Friday, 25 January 2013

A Winter Feast, Part One

By John Winter

John is one of our conference writers and normally covers the SWAC for us. He is spending this semester at the University of Tennessee and will be writing up his experiences for us. First of all the luck sod went to the NFC Championship game this weekend past...

Everything you have ever heard about tailgating is true, the fans really are there all day before the game, they really do consume unreal quantities of food, and the whole area is thriving with a buzzing atmosphere with people playing games, sharing food, and discussing the upcoming game.

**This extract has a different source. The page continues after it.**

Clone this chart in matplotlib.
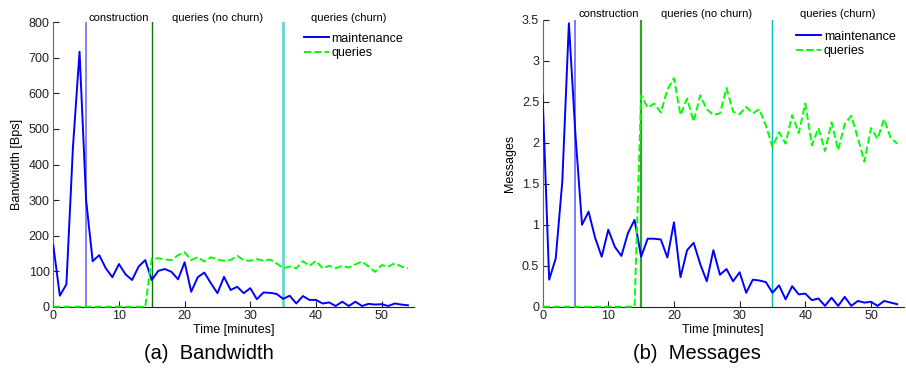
import numpy as np
import matplotlib
matplotlib.use("Agg")
import matplotlib.pyplot as plt
from matplotlib.ticker import FuncFormatter

plt.rcParams['font.family'] = ['Liberation Sans', 'DejaVu Sans']

# time axis in minutes
minutes = list(range(55))

# (a) bandwidth [Bps]
bw_maintenance = [173, 31, 63, 450, 717, 300, 128, 145, 108, 83,
                  120, 91, 75, 113, 131, 75, 101, 106, 98, 77,
                  125, 42, 83, 96, 66, 38, 84, 47, 56, 38,
                  52, 21, 40, 39, 36, 22, 31, 9, 30, 19,
                  19, 9, 12, 2, 14, 2, 14, 2, 8, 6,
                  7, 2, 9, 6, 4]
bw_queries = [0] * 15 + [136, 136, 133, 131, 145, 153, 131, 139, 127, 139,
                         133, 129, 131, 143, 131, 129, 134, 129, 133, 122,
                         108, 113, 108, 128, 115, 129, 108, 115, 108, 115,
                         110, 119, 127, 113, 98, 117, 113, 122, 113, 108]

# (b) messages
msg_maintenance = [2.58, 0.33, 0.59, 1.53, 3.46, 2.10, 1.00, 1.16, 0.84, 0.61,
                   0.94, 0.73, 0.62, 0.90, 1.06, 0.61, 0.83, 0.83, 0.82, 0.60,
                   1.03, 0.36, 0.69, 0.78, 0.52, 0.31, 0.69, 0.39, 0.46, 0.31,
                   0.42, 0.17, 0.33, 0.32, 0.30, 0.17, 0.26, 0.09, 0.25, 0.15,
                   0.16, 0.08, 0.10, 0.01, 0.11, 0.01, 0.12, 0.01, 0.07, 0.05,
                   0.06, 0.01, 0.07, 0.05, 0.03]
msg_queries = [0] * 15 + [2.58, 2.43, 2.48, 2.37, 2.65, 2.79, 2.34, 2.54, 2.26, 2.58,
                          2.41, 2.34, 2.36, 2.67, 2.38, 2.35, 2.44, 2.36, 2.41, 2.21,
                          1.95, 2.13, 1.99, 2.34, 2.12, 2.48, 1.97, 2.18, 1.90, 2.25,
                          1.91, 2.23, 2.33, 2.06, 1.77, 2.18, 2.05, 2.29, 2.06, 1.99]

phases = [(10, "construction"), (25, "queries (no churn)"), (45, "queries (churn)")]

fig = plt.figure(figsize=(9.06, 3.8), dpi=100)
ax1 = fig.add_axes([0.0588, 0.1929, 0.3987, 0.7484])
ax2 = fig.add_axes([0.5989, 0.1929, 0.3987, 0.7545])


def style_axes(ax, ymax, yticks, ylabel, vcolors, vwidths, text_y):
    ax.set_xlim(0, 55)
    ax.set_ylim(0, ymax)
    ax.set_xticks(range(0, 55, 10))
    ax.set_yticks(yticks)
    ax.yaxis.set_major_formatter(FuncFormatter(lambda v, p: "%g" % v))
    ax.tick_params(direction='in', length=4, labelsize=9, pad=2.5, colors='#222222')
    ax.spines['top'].set_visible(False)
    ax.spines['right'].set_visible(False)
    ax.spines['left'].set_color('#666666')
    ax.spines['bottom'].set_color('#222222')
    ax.set_xlabel('Time [minutes]', fontsize=9, labelpad=1)
    ax.set_ylabel(ylabel, fontsize=9, labelpad=4)
    # phase separators
    for x, c, w in zip([5, 15, 35], vcolors, vwidths):
        ax.axvline(x, color=c, linewidth=w, zorder=1)
    for x, label in phases:
        ax.text(x, text_y, label, transform=ax.get_xaxis_transform(),
                ha='center', va='baseline', fontsize=8)


style_axes(ax1, 800, range(0, 801, 100), 'Bandwidth [Bps]',
           ['#7878ff', '#007a00', '#66d6d6'], [1.3, 1.0, 2.0], 1.003)
ax1.plot(minutes, bw_maintenance, color='#0000ff', lw=1.4, label='maintenance', zorder=3)
ax1.plot(minutes, bw_queries, color='#00ff00', lw=1.4, ls='--', label='queries', zorder=4,
         clip_on=False)
ax1.legend(loc='upper left', bbox_to_anchor=(0.677, 0.986), frameon=False, fontsize=9,
           borderpad=0, handlelength=2.0, handletextpad=0.2, labelspacing=0.2)

style_axes(ax2, 3.5, np.arange(0, 3.51, 0.5), 'Messages',
           ['#7070ff', '#33a033', '#00bcbc'], [1.3, 1.6, 1.0], 1.012)
ax2.plot(minutes, msg_maintenance, color='#0000ff', lw=1.4, label='maintenance', zorder=3)
ax2.plot(minutes, msg_queries, color='#00ff00', lw=1.4, ls='--', label='queries', zorder=4,
         clip_on=False)
ax2.legend(loc='upper left', bbox_to_anchor=(0.685, 0.985), frameon=False, fontsize=9,
           borderpad=0, handlelength=2.0, handletextpad=0.2, labelspacing=0.2)

fig.text(0.231, 0.071, '(a)  Bandwidth', ha='center', va='center', fontsize=14.5)
fig.text(0.769, 0.071, '(b)  Messages', ha='center', va='center', fontsize=14.5)

fig.savefig('out.png', dpi=100)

Most of the sections also seem to have their own announcer of sorts, a self-elected leader of the area that DJs music and shouts loudly through a megaphone about how their team is going to win the game, this really cranks up the atmosphere and combined with all the partying and eating sets a good scene.
With each parking lot populated by different sections of fans, official areas for ticket holders denoted by ticket price, and areas generally for those without a ticket with a with a parking spot costing up to $50, the whole tailgate scene was very diverse. One area can see people casually barbecuing and discussing the game over a burger, whilst 50 yards away it could be a raucous atmosphere with heavy r’n’b music being pumped out and people freely dancing and drinking (I noticed that for some reason cognac was particularly popular in these areas).
The only thing I could compare it to would be different rooms in a club, where rooms are playing completely different kinds of music to each other and are populated by different kinds of people. But this did not spoil the atmosphere at all, though I did see a number of security guards patrolling the tailgate area I did not witness or hear of any ill-natured or ant-social behaviour and all the drinking and partying of some areas was kept within key.


What was particularly good about the whole tailgate experience was that three hours before kickoff a ‘fan landing’ area designed primarily for children and families was opened. Featuring many different games and attractions such as throwing a ball through a tire and lots of varied contests between fans this specific area did a great job of giving the kids somewhere specific to go rather than in the perhaps more adult suited areas. The ‘fan landing’ was not exclusive to kids and parents though, anyone could walk around with food and beer and it was great to see that nobody was spoiling the fun for everyone else.
So the tailgating experience was incredible, it’s something that you hear about all the time but actually going to one was great. It’s a shame that tailgating is the sort of thing that generally isn't done in the UK as it really gave me personally a sense of a collective community of fans that despite different backgrounds and social standings all come together to celebrate and the upcoming game. However, with most UK sports being played through the winter and with summer usually being a deluge of rain, don’t expect the outdoor fun and barbecuing of the tailgate to become a big thing on British shores anytime soon.